どんな会社組織でも避けられない出世・権力争い。その過程では、嫉妬や憎悪が渦巻く。本企画では有名企業の人事担当者から、実際にあった嫌われ事例を話してもらった。自身が出世レースに巻き込まれたときの参考にしてほしい。

▼参加者

銀行●大手銀行元人事部長。20代後半から20年にわたり経営企画・人事畑を歩む。本・支店行員の人事管理業務に精通し、不祥事など懲戒案件に詳しい。一方、幹部職登用の際には、“身体検査”を担当し、不適格として昇進を見送った経験が多数あり。
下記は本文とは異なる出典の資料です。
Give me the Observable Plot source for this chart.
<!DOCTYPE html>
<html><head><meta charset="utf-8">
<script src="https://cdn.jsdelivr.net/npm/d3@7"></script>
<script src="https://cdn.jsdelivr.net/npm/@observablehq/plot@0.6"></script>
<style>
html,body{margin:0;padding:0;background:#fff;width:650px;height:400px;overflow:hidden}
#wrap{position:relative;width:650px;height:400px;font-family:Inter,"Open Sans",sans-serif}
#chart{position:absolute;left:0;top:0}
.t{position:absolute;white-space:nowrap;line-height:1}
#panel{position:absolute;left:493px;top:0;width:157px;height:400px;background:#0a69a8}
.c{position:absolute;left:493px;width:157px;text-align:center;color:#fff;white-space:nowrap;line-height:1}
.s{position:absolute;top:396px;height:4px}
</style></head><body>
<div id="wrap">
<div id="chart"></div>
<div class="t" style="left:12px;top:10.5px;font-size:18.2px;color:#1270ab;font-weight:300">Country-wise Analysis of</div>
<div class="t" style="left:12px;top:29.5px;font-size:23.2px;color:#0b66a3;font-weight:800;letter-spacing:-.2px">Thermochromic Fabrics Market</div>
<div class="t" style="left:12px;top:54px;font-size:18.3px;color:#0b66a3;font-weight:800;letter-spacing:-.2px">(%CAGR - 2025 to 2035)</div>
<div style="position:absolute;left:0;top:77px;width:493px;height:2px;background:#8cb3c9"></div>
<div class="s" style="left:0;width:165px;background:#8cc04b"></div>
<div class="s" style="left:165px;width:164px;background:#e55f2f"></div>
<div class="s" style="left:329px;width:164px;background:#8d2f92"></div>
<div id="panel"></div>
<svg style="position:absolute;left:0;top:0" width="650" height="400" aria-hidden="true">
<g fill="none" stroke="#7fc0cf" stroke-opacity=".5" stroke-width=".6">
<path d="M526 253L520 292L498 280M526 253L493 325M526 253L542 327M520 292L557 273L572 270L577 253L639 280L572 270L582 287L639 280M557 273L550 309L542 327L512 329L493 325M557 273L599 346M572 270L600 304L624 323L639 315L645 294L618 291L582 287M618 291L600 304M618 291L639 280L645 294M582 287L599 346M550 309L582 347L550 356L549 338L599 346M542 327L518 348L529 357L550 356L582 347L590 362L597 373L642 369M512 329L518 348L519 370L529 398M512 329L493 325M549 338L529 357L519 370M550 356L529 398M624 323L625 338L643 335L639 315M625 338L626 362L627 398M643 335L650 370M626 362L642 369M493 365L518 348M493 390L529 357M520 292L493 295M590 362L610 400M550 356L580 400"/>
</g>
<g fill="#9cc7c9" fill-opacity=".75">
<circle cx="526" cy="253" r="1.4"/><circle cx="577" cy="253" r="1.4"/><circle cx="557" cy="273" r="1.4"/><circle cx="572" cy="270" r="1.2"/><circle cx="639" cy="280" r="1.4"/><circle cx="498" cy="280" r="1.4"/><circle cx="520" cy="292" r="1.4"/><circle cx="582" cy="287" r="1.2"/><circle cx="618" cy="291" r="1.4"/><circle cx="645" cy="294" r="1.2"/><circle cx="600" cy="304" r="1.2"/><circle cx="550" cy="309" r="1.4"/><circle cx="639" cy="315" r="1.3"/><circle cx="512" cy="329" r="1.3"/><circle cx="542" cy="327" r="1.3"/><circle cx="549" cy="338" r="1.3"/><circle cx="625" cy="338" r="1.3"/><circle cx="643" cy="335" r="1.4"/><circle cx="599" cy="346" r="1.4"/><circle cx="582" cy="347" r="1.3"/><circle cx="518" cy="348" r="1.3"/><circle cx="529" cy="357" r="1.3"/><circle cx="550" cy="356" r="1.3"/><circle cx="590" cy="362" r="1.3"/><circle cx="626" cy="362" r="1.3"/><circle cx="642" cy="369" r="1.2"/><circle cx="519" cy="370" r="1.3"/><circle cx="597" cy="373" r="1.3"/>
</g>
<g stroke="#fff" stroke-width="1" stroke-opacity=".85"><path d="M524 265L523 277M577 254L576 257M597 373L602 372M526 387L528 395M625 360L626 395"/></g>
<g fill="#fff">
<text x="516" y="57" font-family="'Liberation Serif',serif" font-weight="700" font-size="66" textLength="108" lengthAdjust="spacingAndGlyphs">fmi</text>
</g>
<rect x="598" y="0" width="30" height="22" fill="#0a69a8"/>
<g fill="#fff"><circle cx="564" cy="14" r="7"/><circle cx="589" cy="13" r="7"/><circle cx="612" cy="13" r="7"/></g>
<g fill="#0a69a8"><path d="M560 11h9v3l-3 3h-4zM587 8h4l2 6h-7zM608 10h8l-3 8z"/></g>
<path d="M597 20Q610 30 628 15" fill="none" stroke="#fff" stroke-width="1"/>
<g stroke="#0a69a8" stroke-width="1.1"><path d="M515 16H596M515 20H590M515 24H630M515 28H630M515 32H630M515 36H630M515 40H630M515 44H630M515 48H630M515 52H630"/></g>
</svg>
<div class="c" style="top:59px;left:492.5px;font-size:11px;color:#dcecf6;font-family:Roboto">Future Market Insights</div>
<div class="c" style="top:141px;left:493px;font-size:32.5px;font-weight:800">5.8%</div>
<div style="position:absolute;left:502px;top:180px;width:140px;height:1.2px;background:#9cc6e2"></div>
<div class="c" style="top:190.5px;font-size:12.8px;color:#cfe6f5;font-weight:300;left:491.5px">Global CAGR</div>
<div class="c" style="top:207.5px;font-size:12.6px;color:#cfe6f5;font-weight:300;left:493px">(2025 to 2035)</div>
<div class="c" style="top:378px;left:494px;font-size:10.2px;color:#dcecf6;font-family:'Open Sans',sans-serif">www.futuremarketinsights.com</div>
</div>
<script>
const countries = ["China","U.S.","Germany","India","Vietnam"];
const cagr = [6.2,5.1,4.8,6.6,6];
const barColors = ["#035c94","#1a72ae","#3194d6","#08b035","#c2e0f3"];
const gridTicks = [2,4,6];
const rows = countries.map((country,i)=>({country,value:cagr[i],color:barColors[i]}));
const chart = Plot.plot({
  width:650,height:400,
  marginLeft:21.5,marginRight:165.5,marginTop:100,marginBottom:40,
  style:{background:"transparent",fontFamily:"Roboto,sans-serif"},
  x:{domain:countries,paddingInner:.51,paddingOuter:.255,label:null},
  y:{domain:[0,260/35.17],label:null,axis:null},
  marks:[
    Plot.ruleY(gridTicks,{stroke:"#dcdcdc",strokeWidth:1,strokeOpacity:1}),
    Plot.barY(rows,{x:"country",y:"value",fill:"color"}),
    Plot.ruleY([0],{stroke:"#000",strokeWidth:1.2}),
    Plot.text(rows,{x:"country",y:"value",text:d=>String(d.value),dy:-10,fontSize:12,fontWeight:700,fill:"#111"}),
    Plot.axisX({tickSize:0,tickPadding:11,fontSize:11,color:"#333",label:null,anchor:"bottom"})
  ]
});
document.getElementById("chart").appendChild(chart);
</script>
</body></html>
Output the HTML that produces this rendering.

メーカー●化学メーカー労政担当部長。入社後一貫して人事・労務畑を歩み、外資との合弁企業の人事担当や工場の勤労管理、本社の人事部門など30年以上の経験を持つ。会社の構造改革時には外部の会社と協力して人員削減を担当した経験も。

流通●全国各地に店舗を持つオーナー系小売業の人事部長。入社後、店舗営業、店長を経て人事部門に異動。以来、採用責任者や人事制度企画など20年の人事キャリアを持つ。一方で、オーナー家のお家騒動や役員間の醜い権力争いをつぶさに見てきた。

ゼネコン●建設関連企業の人事担当部長。大手重電メーカーなど複数の会社で人事部門を担当した人事歴20年のベテラン。賃金制度・労務管理に精通し、いまは長時間労働の是正など、働き方改革のシステム構築や会社の風土改善に注力している。

社長を頂点にした壮絶な出世レース

【司会】会社では上にいくほどポストが減少し、頂点の社長は1人だけというヒエラルキーが存在します。激しい昇進レースの過程では、ライバルを蹴落とそうとする人もいますし、嫉妬や恨みが渦巻まく世界です。そこで嫌われる人が出てきそうです。

【銀行】銀行は年次主義ですが、30歳前後で同期の半分が昇進競争から脱落し、40代前半に支店長や本店の課長になる時期に、さらに半分が脱落する。そこまでは互いに切磋琢磨し、いい意味のライバル関係があります。ただ、その上の部長・役員レースになると陰湿な手口を使って相手を蹴落としたり、暗闘もあります。たとえば以前は上司と部下の良好な関係を築いていても、優秀な部下が自分の地位を脅かすような存在になると、権限を使って部下の提案を握りつぶす。そうやって出世の芽を摘むこともやります。

【司会】ほかにはどんな手口がありますか。

【銀行】出向させる手口がよく使われますね。上に「あの会社を再建できるのは彼しかいません」と言い、根回しして追い出す。あるいは懲戒歴を調べ、社外で酒に酔ってケンカし、警察沙汰となって戒告処分を受けた過去の事件のウワサを流すという汚いやり方もありました。

【メーカー】それはうちにもあります。彼の懲戒歴を内々に教えてほしいと人事に頼んでくる役員もいます。何に使うのですかと聞くと、昇格の参考にしたいと。でも本当は蹴落とす材料にしたかったのかもしれない。もちろん社長に依頼されたら詳しく報告しますが。